In 1992, British acid jazz band Incognito covered "Don't You Worry 'bout a Thing" on their third album, Tribes, Vibes and Scribes (1992). It was released in May 1992 by Talkin' Loud and features vocals by American jazz singer Maysa Leak. Producers were J.P. 'Bluey' Maunick and Richard Bull. The single became a hit in Europe and especially in the Netherlands, where it peaked at number six. Additionally, it was a top-20 hit in the United Kingdom, a top-30 hit in Belgium and a top-40 hit in Sweden. A music video was produced to promote the single. It features the band performing the song in a blue Triumph Herald 13/60 Convertible, while driving in the streets of London. Other scenes show them in a multistorey car park.
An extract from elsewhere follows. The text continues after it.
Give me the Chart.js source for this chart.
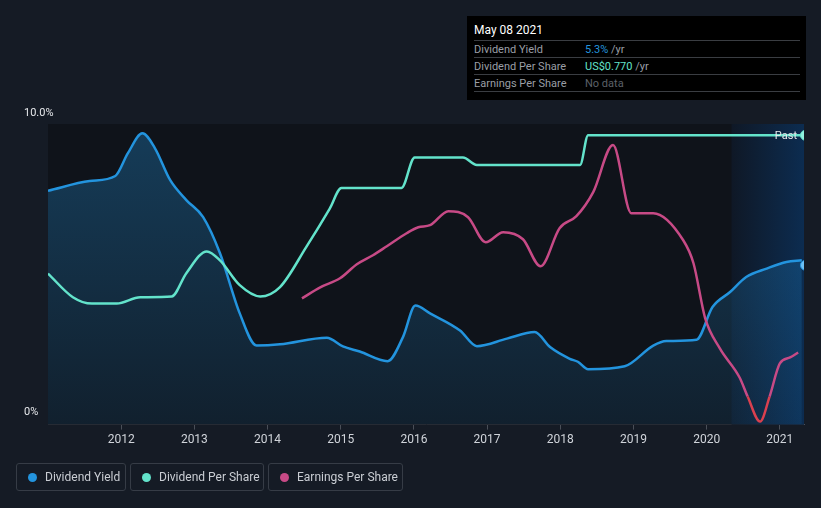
<!DOCTYPE html>
<html>
<head>
<meta charset="utf-8">
<script src="https://cdn.jsdelivr.net/npm/chart.js@4.4.1/dist/chart.umd.min.js"></script>
<style>
  html, body { margin: 0; padding: 0; background: #151b25; }
  body { width: 821px; height: 508px; position: relative; overflow: hidden; font-family: Roboto, 'Noto Sans', sans-serif; }
  #wrap { position: absolute; left: 0; top: 0; width: 821px; height: 508px; }
  .tip { position: absolute; left: 467px; top: 16px; width: 339px; height: 84px; background: #000; }
  .tip .t { position: absolute; left: 7px; top: 7px; color: #fff; font-size: 12px; }
  .tip .row { position: absolute; left: 7px; width: 326px; height: 17px; border-top: 1px solid #3a3d42; font-size: 11px; color: #9a9ea5; line-height: 17px; }
  .tip .row .v { position: absolute; left: 111px; top: 0; }
  .tip .last { position: absolute; left: 7px; top: 75px; width: 326px; border-top: 1px solid #3a3d42; }
  .legend { position: absolute; top: 463px; height: 28px; border: 1px solid #363c46; border-radius: 3px; box-sizing: border-box; color: #c9cdd3; font-size: 12px; line-height: 26px; }
  .legend i { position: absolute; left: 11px; top: 9px; width: 9px; height: 9px; border-radius: 50%; }
  .legend span { position: absolute; left: 28px; top: 0; white-space: nowrap; }
</style>
</head>
<body>
<div id="wrap"><canvas id="chart" width="821" height="508"></canvas></div>

<div class="tip">
  <div class="t">May 08 2021</div>
  <div class="row" style="top:24px">Dividend Yield<span class="v"><span style="color:#2394de">5.3%</span> /yr</span></div>
  <div class="row" style="top:41px">Dividend Per Share<span class="v"><span style="color:#63e3cb">US$0.770</span> /yr</span></div>
  <div class="row" style="top:58px">Earnings Per Share<span class="v" style="color:#5c6068">No data</span></div>
  <div class="last"></div>
</div>

<div class="legend" style="left:16px;width:110px"><i style="background:#2394de"></i><span>Dividend Yield</span></div>
<div class="legend" style="left:130px;width:134px"><i style="background:#63e3cb"></i><span>Dividend Per Share</span></div>
<div class="legend" style="left:268px;width:135px"><i style="background:#c74a86"></i><span>Earnings Per Share</span></div>

<script>
var COLORS = {
  yield: '#2394de',
  dps: '#63e3cb',
  eps: '#c74a86',
  epsNeg: '#d9404f',
  grid: '#3a3f48',
  axis: '#4a4f58',
  text: '#d0d4da'
};

// dividend yield, % (decimal year, value)
var yieldDates = [2011.00, 2011.57, 2011.92, 2012.09, 2012.29, 2012.46, 2012.67, 2012.89, 2013.12, 2013.35,
  2013.62, 2013.85, 2014.17, 2014.81, 2015.03, 2015.26, 2015.64, 2015.85, 2016.02, 2016.22,
  2016.63, 2016.86, 2017.27, 2017.65, 2017.86, 2018.13, 2018.24, 2018.38, 2018.88, 2019.27,
  2019.45, 2019.86, 2020.08, 2020.32, 2020.54, 2020.82, 2021.09, 2021.30];
var yieldValues = [7.78, 8.10, 8.27, 9.02, 9.69, 9.20, 8.13, 7.47, 6.90, 5.70,
  3.70, 2.63, 2.67, 2.89, 2.60, 2.43, 2.11, 2.91, 3.96, 3.70,
  3.13, 2.61, 2.86, 3.08, 2.58, 2.19, 2.09, 1.84, 1.94, 2.63,
  2.78, 2.82, 3.91, 4.41, 4.91, 5.19, 5.41, 5.47];

// dividend per share, US$
var dpsDates = [2011.00, 2011.34, 2011.60, 2011.94, 2012.26, 2012.69, 2012.89, 2013.17, 2013.35, 2013.62,
  2013.90, 2014.17, 2014.53, 2014.85, 2015.01, 2015.83, 2016.01, 2016.67, 2016.86, 2018.27,
  2018.38, 2021.33];
var dpsValues = [0.402, 0.339, 0.322, 0.322, 0.339, 0.341, 0.403, 0.461, 0.437, 0.371,
  0.341, 0.366, 0.473, 0.575, 0.630, 0.630, 0.711, 0.711, 0.691, 0.691,
  0.770, 0.770];

// earnings per share, US$
var epsDates = [2014.47, 2014.72, 2014.99, 2015.22, 2015.44, 2015.63, 2015.90, 2016.06, 2016.22, 2016.47,
  2016.74, 2016.98, 2017.22, 2017.49, 2017.73, 2017.99, 2018.22, 2018.45, 2018.72, 2018.97,
  2019.27, 2019.68, 2019.82, 2019.98, 2020.18, 2020.45, 2020.56, 2020.73, 2020.86, 2021.00,
  2021.14, 2021.25];
var epsValues = [0.98, 1.09, 1.18, 1.32, 1.41, 1.50, 1.63, 1.69, 1.71, 1.85,
  1.79, 1.54, 1.64, 1.57, 1.30, 1.68, 1.80, 2.04, 2.51, 1.83,
  1.83, 1.56, 1.33, 0.78, 0.48, 0.19, 0.00, -0.25, 0.00, 0.33,
  0.39, 0.44];

var yearTicks = [2012, 2013, 2014, 2015, 2016, 2017, 2018, 2019, 2020, 2021];
var lastDate = 2021.35;
var lastYield = 5.3;
var lastDps = 0.770;
var pastStart = 2020.34;

function toPoints(xs, ys) {
  return xs.map(function (x, i) { return { x: x, y: ys[i] }; });
}

var bgPlugin = {
  id: 'bg',
  beforeDatasetsDraw: function (chart) {
    var a = chart.chartArea, ctx = chart.ctx, xs = chart.scales.x;
    ctx.save();
    ctx.fillStyle = '#0f131a';
    ctx.fillRect(a.left, a.top, a.right - a.left, a.bottom - a.top);
    var px = xs.getPixelForValue(pastStart);
    var g = ctx.createLinearGradient(px, 0, a.right, 0);
    g.addColorStop(0, 'rgba(15,24,38,1)');
    g.addColorStop(1, 'rgba(12,44,80,1)');
    ctx.fillStyle = g;
    ctx.fillRect(px, a.top, a.right - px, a.bottom - a.top);
    ctx.restore();
  },
  afterDatasetsDraw: function (chart) {
    var a = chart.chartArea, ctx = chart.ctx;
    ctx.save();
    ctx.font = '11px Roboto, sans-serif';
    ctx.fillStyle = '#e6e8eb';
    ctx.textBaseline = 'middle';
    ctx.textAlign = 'left';
    ctx.fillText('10.0%', 24, a.top - 11);
    ctx.fillText('0%', 24, a.bottom - 12);
    ctx.textAlign = 'right';
    ctx.fillText('Past', a.right - 7, chart.scales.yD.getPixelForValue(lastDps) + 1);
    ctx.restore();
  }
};

var ctx = document.getElementById('chart');
new Chart(ctx, {
  type: 'line',
  data: {
    datasets: [
      {
        label: 'Yield marker',
        data: [{ x: lastDate, y: lastYield }],
        yAxisID: 'y',
        showLine: false,
        pointRadius: 5,
        pointBackgroundColor: '#6cc0f5',
        pointBorderColor: '#2394de',
        pointBorderWidth: 1,
        clip: 0
      },
      {
        label: 'DPS marker',
        data: [{ x: lastDate, y: lastDps }],
        yAxisID: 'yD',
        showLine: false,
        pointRadius: 5,
        pointBackgroundColor: '#8ff0de',
        pointBorderColor: '#63e3cb',
        pointBorderWidth: 1,
        clip: 0
      },
      {
        label: 'Earnings Per Share',
        data: toPoints(epsDates, epsValues),
        yAxisID: 'yE',
        borderColor: COLORS.eps,
        borderWidth: 2.5,
        pointRadius: 0,
        cubicInterpolationMode: 'monotone',
        segment: {
          borderColor: function (c) {
            return (c.p0.parsed.y < 0 || c.p1.parsed.y < 0) ? COLORS.epsNeg : COLORS.eps;
          }
        }
      },
      {
        label: 'Dividend Per Share',
        data: toPoints(dpsDates, dpsValues),
        yAxisID: 'yD',
        borderColor: COLORS.dps,
        borderWidth: 2.5,
        pointRadius: 0,
        cubicInterpolationMode: 'monotone'
      },
      {
        label: 'Dividend Yield',
        data: toPoints(yieldDates, yieldValues),
        yAxisID: 'y',
        borderColor: COLORS.yield,
        borderWidth: 2.5,
        pointRadius: 0,
        cubicInterpolationMode: 'monotone',
        fill: 'origin',
        backgroundColor: function (c) {
          var a = c.chart.chartArea;
          if (!a) return 'rgba(35,148,222,0.2)';
          var g = c.chart.ctx.createLinearGradient(0, a.top, 0, a.bottom);
          g.addColorStop(0, 'rgba(35,148,222,0.32)');
          g.addColorStop(1, 'rgba(35,148,222,0.10)');
          return g;
        }
      }
    ]
  },
  options: {
    responsive: false,
    animation: false,
    layout: { padding: { left: 48, right: 17, top: 124, bottom: 58 } },
    plugins: { legend: { display: false }, tooltip: { enabled: false } },
    scales: {
      x: {
        type: 'linear',
        min: 2011.0,
        max: 2021.33,
        afterBuildTicks: function (axis) {
          axis.ticks = yearTicks.map(function (v) { return { value: v }; });
        },
        ticks: {
          color: COLORS.text,
          font: { family: 'Roboto', size: 12 },
          padding: 3,
          maxRotation: 0,
          callback: function (v) { return String(v); }
        },
        grid: { drawOnChartArea: false, drawTicks: true, tickLength: 5, color: COLORS.axis },
        border: { color: COLORS.axis, width: 1 }
      },
      y: {
        min: 0,
        max: 10,
        afterBuildTicks: function (axis) {
          axis.ticks = [{ value: 5 }, { value: 10 }];
        },
        ticks: { display: false },
        grid: { color: COLORS.grid, drawTicks: false },
        border: { display: false }
      },
      yD: { display: false, min: 0, max: 0.8 },
      yE: { display: false, min: -0.28, max: 2.72 }
    }
  },
  plugins: [bgPlugin]
});
</script>
</body>
</html>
A re-issue of the single was released in 2005.

===Critical reception===
Paula Edelstein from AllMusic complimented the song as a "killer cover". Another editor, David Jeffries, called it an "effervescent cover". Andy Beevers from Music Week described it as "Latin-tinged commercial jazz funk". Sam Wood from The Philadelphia Inquirer deemed it a "killer version" that "springs off this disc with flourishes of bright, brassy Miami Horns, a suncopated house-styled piano figure, and Maysa Leak's stunning voice." James Hamilton from the Record Mirror Dance Update, stated that Stevie Wonder's "brassily strutting 1974 US hit is here wailed by new girl Maysa".

===Track listing===
- 12" single, UK (1992)
1. "Don't You Worry 'bout a Thing" (LP Version) – 5:17
2. "Colibri" (Remix) – 5:39
3. "Don't You Worry 'bout a Thing" (Frankie Foncett Mix) – 6:38
4. "Don't You Worry 'bout a Thing" (Frankie Foncett Underground Instrumental Mix) – 5:35

- CD single, Europe (1992)
5. "Don't You Worry 'bout a Thing" (Edit) – 4:09
6. "Don't You Worry 'bout a Thing" (LP Version) – 5:18
7. "Colibri" (Remix) – 5:40
8. "Don't You Worry 'bout a Thing" (Frankie Foncett Mix) – 6:40

===Charts===

====Weekly charts====

| Chart (1992) | Peak position |
|---|---|
| Australia (ARIA) | 196 |
| Belgium (Ultratop Flanders) | 30 |
| Europe (Eurochart Hot 100) | 59 |
| Europe (European Dance Radio) | 6 |
| Germany (Official German Charts) | 46 |
| Israel (Israeli Singles Chart) | 23 |
| Netherlands (Dutch Top 40) | 6 |
| Netherlands (Single Top 100) | 6 |
| Sweden (Sverigetopplistan) | 40 |
| UK Singles (OCC) | 19 |
| UK Airplay (Music Week) | 7 |
| UK Dance (Music Week) | 5 |
| UK Club Chart (Music Week) | 4 |

====Year-end charts====

| Chart (1992) | Position |
|---|---|
| UK Airplay (Music Week) | 59 |
| UK Club Chart (Music Week) | 90 |

==Other cover versions==

American singer Tori Kelly covered the song for the 2016 Illumination film Sing in which Tori's character Meena overcomes her stagefright to perform at Buster's show. The cover garnered acclaim.

John Legend covered the song for the 2005 film Hitch.